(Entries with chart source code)
******

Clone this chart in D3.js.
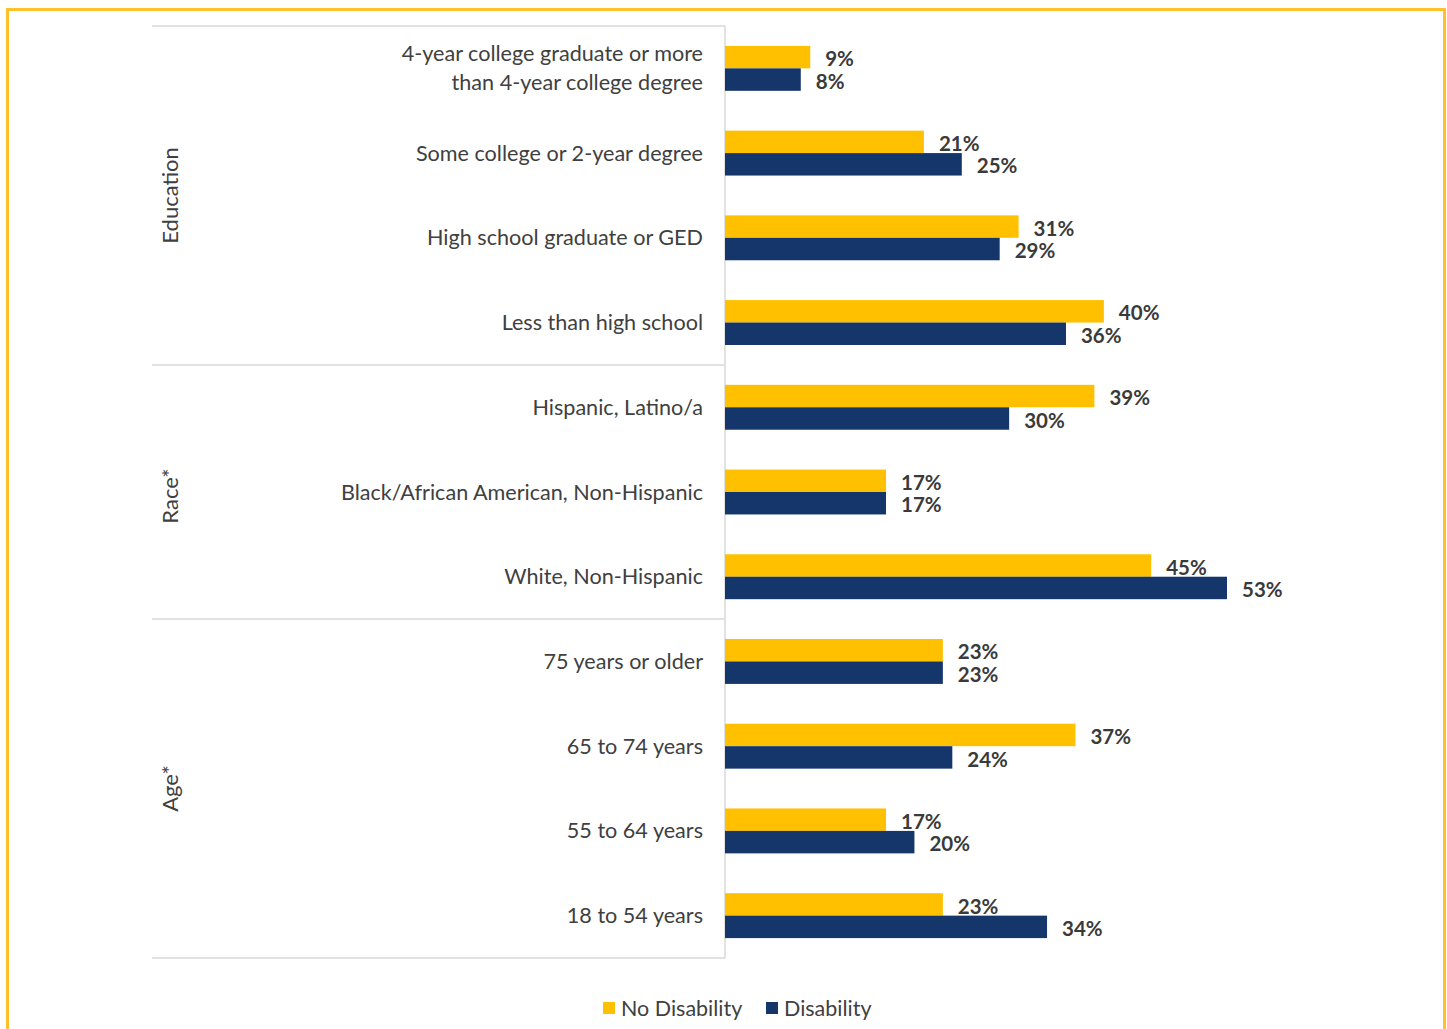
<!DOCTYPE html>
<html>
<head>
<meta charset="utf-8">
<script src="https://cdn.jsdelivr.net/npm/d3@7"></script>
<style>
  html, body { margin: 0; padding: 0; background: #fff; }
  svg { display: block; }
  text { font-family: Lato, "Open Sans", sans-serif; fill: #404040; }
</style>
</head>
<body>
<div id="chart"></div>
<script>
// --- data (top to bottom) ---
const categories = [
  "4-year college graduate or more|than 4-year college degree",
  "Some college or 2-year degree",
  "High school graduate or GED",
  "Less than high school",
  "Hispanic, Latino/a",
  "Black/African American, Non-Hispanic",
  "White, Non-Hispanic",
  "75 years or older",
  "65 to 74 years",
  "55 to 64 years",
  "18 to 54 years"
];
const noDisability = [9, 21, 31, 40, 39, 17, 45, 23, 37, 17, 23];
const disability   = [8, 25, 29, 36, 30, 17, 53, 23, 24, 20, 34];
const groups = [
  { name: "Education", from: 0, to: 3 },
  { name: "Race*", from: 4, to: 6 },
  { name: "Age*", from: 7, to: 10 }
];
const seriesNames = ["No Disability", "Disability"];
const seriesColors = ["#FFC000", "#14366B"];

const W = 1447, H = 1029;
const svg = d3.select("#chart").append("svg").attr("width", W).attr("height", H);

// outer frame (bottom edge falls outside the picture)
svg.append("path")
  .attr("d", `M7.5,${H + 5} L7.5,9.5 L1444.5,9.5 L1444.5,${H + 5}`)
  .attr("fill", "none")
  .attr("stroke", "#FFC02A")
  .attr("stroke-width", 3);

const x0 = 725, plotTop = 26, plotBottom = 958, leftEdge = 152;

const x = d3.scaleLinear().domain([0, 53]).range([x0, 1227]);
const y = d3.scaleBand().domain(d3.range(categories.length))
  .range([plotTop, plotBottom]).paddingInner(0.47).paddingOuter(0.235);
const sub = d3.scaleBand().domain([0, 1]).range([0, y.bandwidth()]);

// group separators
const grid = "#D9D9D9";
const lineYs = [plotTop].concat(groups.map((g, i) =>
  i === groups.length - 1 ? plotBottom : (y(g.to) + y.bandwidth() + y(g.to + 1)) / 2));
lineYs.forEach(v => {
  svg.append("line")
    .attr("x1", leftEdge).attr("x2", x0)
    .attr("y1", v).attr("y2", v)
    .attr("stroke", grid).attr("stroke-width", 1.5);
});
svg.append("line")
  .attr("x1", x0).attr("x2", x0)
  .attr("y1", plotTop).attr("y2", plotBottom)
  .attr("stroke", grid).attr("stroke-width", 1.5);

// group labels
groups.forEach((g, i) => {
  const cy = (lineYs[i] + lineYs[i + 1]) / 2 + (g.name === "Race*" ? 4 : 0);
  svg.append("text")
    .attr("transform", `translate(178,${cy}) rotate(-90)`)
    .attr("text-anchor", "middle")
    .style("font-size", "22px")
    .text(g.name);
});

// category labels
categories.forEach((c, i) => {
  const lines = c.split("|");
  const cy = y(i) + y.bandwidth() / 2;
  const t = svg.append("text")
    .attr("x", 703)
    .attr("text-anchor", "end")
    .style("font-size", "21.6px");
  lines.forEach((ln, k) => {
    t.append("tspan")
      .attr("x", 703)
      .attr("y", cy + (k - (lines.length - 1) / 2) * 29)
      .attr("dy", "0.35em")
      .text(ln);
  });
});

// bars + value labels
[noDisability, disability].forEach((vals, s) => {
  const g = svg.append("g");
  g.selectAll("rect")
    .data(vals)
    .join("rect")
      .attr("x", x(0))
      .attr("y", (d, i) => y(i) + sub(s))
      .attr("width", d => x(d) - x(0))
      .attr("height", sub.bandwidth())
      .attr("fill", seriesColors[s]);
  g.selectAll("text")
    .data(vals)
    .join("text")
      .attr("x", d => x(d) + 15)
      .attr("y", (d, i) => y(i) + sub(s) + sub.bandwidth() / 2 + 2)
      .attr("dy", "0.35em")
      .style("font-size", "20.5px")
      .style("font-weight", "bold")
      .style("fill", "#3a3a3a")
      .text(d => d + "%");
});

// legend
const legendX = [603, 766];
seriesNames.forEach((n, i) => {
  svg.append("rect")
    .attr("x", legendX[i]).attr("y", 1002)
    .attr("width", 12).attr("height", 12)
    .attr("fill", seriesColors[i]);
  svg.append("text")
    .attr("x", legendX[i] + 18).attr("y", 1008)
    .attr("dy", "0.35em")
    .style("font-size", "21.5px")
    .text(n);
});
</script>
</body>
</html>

******

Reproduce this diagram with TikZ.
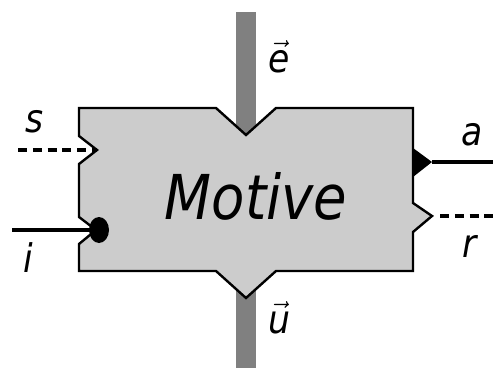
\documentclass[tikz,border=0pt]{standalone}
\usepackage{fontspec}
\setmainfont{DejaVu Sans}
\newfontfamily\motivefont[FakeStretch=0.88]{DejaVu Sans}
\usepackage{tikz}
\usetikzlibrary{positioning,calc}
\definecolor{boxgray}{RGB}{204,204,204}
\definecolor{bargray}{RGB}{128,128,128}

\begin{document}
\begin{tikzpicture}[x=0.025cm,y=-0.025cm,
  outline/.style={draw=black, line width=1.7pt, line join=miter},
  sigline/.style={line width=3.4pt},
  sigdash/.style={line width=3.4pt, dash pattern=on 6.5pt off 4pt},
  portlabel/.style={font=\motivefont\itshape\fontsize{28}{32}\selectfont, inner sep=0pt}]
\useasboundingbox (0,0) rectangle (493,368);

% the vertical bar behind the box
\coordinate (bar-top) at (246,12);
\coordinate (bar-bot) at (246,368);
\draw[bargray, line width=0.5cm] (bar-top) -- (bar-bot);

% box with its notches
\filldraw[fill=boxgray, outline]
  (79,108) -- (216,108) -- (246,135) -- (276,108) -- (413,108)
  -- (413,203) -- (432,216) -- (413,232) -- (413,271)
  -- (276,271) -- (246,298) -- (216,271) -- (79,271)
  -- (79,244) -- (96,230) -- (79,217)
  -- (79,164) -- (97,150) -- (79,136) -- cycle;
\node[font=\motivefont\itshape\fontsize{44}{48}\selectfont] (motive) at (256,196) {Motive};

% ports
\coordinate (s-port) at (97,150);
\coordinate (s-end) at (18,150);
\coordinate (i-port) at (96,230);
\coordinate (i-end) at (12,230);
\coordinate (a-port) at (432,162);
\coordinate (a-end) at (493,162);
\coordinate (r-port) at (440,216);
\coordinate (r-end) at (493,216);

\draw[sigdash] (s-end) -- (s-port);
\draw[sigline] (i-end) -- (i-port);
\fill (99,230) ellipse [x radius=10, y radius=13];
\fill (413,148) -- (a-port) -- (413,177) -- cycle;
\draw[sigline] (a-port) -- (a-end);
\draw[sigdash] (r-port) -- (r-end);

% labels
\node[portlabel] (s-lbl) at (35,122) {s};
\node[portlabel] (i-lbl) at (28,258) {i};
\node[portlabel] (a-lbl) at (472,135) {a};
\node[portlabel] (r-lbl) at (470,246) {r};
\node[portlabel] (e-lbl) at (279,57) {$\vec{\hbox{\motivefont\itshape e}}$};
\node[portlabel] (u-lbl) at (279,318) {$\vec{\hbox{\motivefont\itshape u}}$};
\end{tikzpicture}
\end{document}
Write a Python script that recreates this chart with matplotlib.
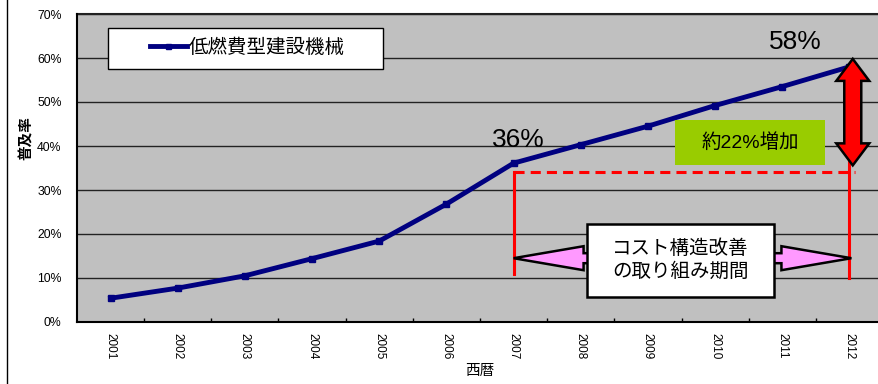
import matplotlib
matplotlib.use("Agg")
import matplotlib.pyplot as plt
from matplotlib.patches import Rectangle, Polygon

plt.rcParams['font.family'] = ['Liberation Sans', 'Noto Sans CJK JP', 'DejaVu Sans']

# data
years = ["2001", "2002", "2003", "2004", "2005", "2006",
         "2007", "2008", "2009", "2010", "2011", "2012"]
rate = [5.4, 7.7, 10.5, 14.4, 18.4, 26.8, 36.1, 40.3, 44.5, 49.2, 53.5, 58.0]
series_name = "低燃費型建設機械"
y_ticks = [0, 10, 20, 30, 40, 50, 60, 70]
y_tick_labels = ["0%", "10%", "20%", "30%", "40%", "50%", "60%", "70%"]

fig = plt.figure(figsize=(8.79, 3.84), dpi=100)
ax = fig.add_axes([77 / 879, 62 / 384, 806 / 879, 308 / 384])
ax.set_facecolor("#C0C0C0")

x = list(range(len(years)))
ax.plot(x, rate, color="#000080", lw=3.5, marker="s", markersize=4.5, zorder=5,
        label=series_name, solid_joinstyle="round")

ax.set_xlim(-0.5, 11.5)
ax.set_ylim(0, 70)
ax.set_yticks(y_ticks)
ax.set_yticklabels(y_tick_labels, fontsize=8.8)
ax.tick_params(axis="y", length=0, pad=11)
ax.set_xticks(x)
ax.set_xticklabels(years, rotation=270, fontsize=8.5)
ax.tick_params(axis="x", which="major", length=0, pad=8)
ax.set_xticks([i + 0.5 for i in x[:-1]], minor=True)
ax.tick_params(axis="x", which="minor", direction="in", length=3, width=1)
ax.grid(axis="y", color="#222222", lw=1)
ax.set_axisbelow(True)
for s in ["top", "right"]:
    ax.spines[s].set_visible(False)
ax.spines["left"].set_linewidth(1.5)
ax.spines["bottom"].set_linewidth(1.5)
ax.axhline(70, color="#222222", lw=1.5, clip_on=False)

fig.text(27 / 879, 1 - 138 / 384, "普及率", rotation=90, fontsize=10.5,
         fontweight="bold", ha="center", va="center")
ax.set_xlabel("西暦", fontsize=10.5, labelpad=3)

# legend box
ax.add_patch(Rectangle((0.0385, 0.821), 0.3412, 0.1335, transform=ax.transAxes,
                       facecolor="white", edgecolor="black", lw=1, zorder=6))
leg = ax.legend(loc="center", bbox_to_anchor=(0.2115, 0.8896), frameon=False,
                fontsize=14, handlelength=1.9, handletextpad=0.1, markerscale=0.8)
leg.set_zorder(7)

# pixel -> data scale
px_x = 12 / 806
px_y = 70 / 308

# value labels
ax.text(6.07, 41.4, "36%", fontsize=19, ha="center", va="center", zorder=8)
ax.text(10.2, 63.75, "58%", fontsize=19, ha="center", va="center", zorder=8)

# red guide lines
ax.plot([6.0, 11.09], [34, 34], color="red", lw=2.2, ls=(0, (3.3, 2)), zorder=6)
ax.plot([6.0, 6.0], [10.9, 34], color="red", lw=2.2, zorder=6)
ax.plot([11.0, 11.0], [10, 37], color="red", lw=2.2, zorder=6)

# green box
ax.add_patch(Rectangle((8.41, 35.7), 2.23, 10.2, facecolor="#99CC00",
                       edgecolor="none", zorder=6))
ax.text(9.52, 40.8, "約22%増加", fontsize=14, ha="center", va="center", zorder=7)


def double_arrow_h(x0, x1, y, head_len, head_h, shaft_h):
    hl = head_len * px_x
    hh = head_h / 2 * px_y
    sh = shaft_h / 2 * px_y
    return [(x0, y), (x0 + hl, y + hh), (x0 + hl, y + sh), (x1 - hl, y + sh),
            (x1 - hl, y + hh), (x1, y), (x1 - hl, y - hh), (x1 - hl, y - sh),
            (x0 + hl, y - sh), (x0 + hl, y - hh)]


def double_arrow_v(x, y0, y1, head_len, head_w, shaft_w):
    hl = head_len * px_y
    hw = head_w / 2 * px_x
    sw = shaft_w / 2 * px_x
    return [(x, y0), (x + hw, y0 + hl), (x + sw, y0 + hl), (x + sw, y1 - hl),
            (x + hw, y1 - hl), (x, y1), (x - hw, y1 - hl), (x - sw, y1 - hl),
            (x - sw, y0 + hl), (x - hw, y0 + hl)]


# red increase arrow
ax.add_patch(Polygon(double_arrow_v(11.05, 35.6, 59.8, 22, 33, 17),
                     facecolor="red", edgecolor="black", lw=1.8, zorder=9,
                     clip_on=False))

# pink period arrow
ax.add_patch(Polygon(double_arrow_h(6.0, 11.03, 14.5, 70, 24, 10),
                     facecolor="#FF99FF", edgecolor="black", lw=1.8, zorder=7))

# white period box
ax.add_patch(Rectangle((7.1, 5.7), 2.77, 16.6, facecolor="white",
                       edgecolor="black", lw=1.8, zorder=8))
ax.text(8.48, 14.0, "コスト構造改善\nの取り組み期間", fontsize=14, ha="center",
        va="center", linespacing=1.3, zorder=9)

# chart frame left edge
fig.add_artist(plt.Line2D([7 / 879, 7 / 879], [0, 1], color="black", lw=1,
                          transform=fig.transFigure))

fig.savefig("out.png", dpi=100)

******

Taking the entries above, extract every line from the one bearing "Reproduce this diagram with TikZ." through the one bearing "(bar-top) -- (bar-bot);", exactly, with no pictures.

Reproduce this diagram with TikZ.
\documentclass[tikz,border=0pt]{standalone}
\usepackage{fontspec}
\setmainfont{DejaVu Sans}
\newfontfamily\motivefont[FakeStretch=0.88]{DejaVu Sans}
\usepackage{tikz}
\usetikzlibrary{positioning,calc}
\definecolor{boxgray}{RGB}{204,204,204}
\definecolor{bargray}{RGB}{128,128,128}

\begin{document}
\begin{tikzpicture}[x=0.025cm,y=-0.025cm,
  outline/.style={draw=black, line width=1.7pt, line join=miter},
  sigline/.style={line width=3.4pt},
  sigdash/.style={line width=3.4pt, dash pattern=on 6.5pt off 4pt},
  portlabel/.style={font=\motivefont\itshape\fontsize{28}{32}\selectfont, inner sep=0pt}]
\useasboundingbox (0,0) rectangle (493,368);

% the vertical bar behind the box
\coordinate (bar-top) at (246,12);
\coordinate (bar-bot) at (246,368);
\draw[bargray, line width=0.5cm] (bar-top) -- (bar-bot);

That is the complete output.